McKinnon traced the program’s history and described upgrades across the region: "We’ve upgraded thousands of traffic controllers so that they're more capable and more reliable," he said, and noted improved communications and fiber connections that now reach a large share of signals on the regional roadway system. He explained technical terms — cycle length, phases and offset — and showed time‑space diagrams used to evaluate corridor performance. Staff collect GPS run data and prepare single timing briefs that document reductions in stops and delay and translate those savings into fuel and emissions reductions.
McKinnon said the program will shift from infrequent corridor reviews (every four to five years) to more continuous monitoring: staff will provide ongoing services to maintain signal timing and detect performance declines more rapidly. He told members that single timing briefs and related material will be distributed through the board packet and via a web map on the DRCOG website.

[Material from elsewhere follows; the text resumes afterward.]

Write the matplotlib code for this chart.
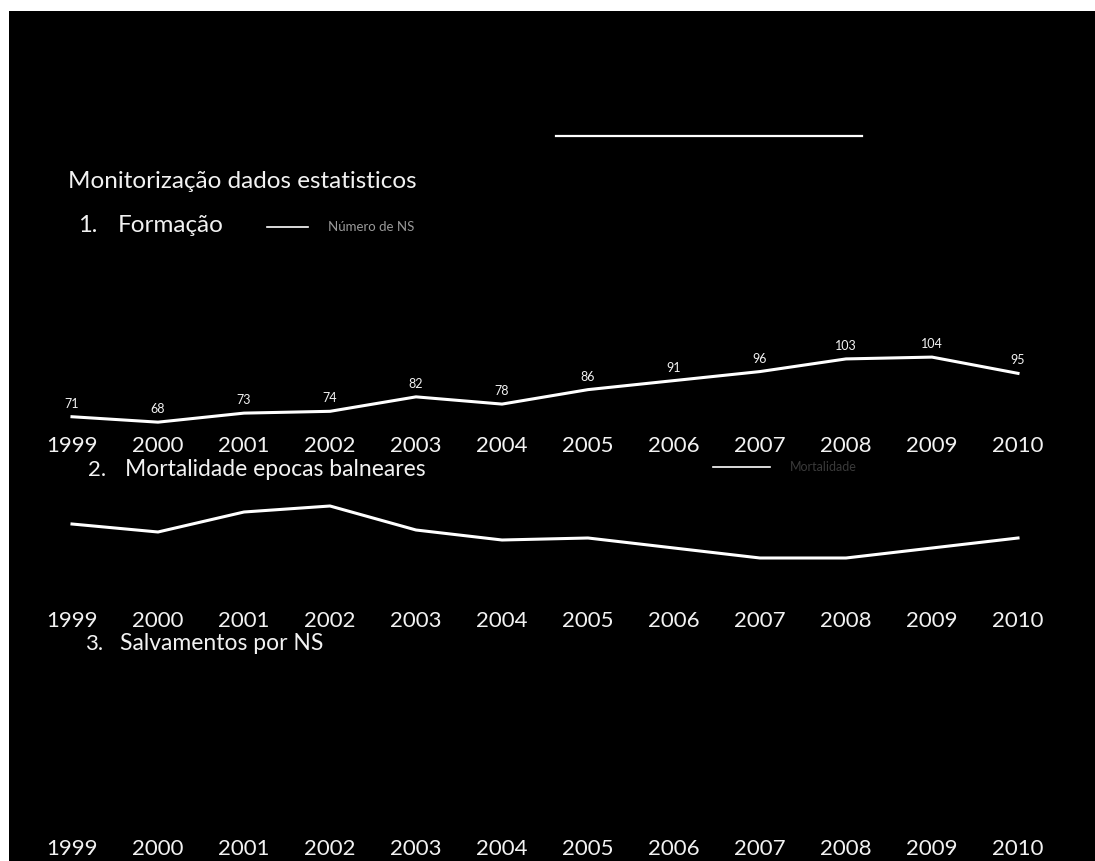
import matplotlib
matplotlib.use("Agg")
import matplotlib.pyplot as plt
from matplotlib.patches import Rectangle
from matplotlib.lines import Line2D

# ---- data ----
years = ["1999", "2000", "2001", "2002", "2003", "2004", "2005", "2006", "2007", "2008", "2009", "2010"]
formacao_ns = [71, 68, 73, 74, 82, 78, 86, 91, 96, 103, 104, 95]
mortalidade = [48, 44, 54, 57, 45, 40, 41, 36, 31, 31, 36, 41]

main_title = "Monitorização dados estatisticos"
sec_titles = ["Formação", "Mortalidade epocas balneares", "Salvamentos por NS"]
legend_1 = "Número de NS"
legend_2 = "Mortalidade"

W, H = 1095, 861
plt.rcParams["font.family"] = ["Lato", "DejaVu Sans"]
fig = plt.figure(figsize=(W / 100, H / 100), dpi=100, facecolor="white")

def fx(x):
    return x / W

def fy(y):
    return 1 - y / H

# black slide area (scan leaves a white margin top/left)
fig.add_artist(Rectangle((fx(9), 0), 1 - fx(9), fy(11), transform=fig.transFigure,
                         facecolor="black", edgecolor="none", zorder=0))

# decorative top rule
fig.add_artist(Line2D([fx(556), fx(862)], [fy(136), fy(136)], transform=fig.transFigure,
                      color="white", lw=1.6))

TXT = "#f2f2f2"
fig.text(fx(68), fy(181), main_title, color=TXT, fontsize=17.5, va="center", ha="left")

# section headings
fig.text(fx(78), fy(225), "1.", color=TXT, fontsize=17, va="center")
fig.text(fx(118), fy(225), sec_titles[0], color=TXT, fontsize=17.5, va="center")
fig.add_artist(Line2D([fx(267), fx(308)], [fy(227), fy(227)], transform=fig.transFigure,
                      color="white", lw=1.2))
fig.text(fx(328), fy(227), legend_1, color="#9a9a9a", fontsize=9.5, va="center")

fig.text(fx(88), fy(470), "2.", color=TXT, fontsize=16, va="center")
fig.text(fx(125), fy(470), sec_titles[1], color=TXT, fontsize=16.5, va="center")
fig.add_artist(Line2D([fx(713), fx(770)], [fy(467), fy(467)], transform=fig.transFigure,
                      color="white", lw=1.2))
fig.text(fx(790), fy(467), legend_2, color="#3a3a3a", fontsize=9, va="center")

fig.text(fx(85), fy(644), "3.", color=TXT, fontsize=16, va="center")
fig.text(fx(120), fy(644), sec_titles[2], color=TXT, fontsize=16.5, va="center")

x = list(range(len(years)))

def make_axes(top, bottom, ylim):
    ax = fig.add_axes([fx(40), fy(bottom), fx(1050) - fx(40), (bottom - top) / H])
    ax.set_facecolor("none")
    ax.set_xlim(-0.372, 11.372)
    ax.set_ylim(*ylim)
    for s in ax.spines.values():
        s.set_visible(False)
    ax.set_yticks([])
    ax.set_xticks(x, years)
    ax.tick_params(axis="x", length=0, pad=2, labelsize=16, labelcolor=TXT)
    return ax

ax1 = make_axes(330, 433, (62, 119))
ax1.plot(x, formacao_ns, color="white", lw=2.2, solid_joinstyle="round")
for xi, v in zip(x, formacao_ns):
    ax1.annotate(str(v), (xi, v), xytext=(0, 5), textcoords="offset points",
                 ha="center", va="bottom", fontsize=9, color=TXT)

ax2 = make_axes(480, 608, (6, 70))
ax2.plot(x, mortalidade, color="white", lw=2.2, solid_joinstyle="round")

ax3 = make_axes(650, 836, (0, 1))

fig.savefig("out.png", dpi=100, facecolor="white")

Members asked how the program coordinates with CDOT and whether timing is managed in real time or through uploaded time‑of‑day plans. McKinnon said CDOT Region 1 and Region 4 are partners and that intersection controllers are uploaded with plans so they continue to operate during communication failures. He acknowledged that adaptive, detection‑based systems can respond in real time but are harder to coordinate across jurisdictions. On transit signal priority (TSP), McKinnon said TSP will be part of single timing plans and staff are looking at a 10‑second TSP window concept to avoid creating delay for other users.
The presentation and discussion emphasized regional partnership, system upgrades and a move toward continuous performance monitoring.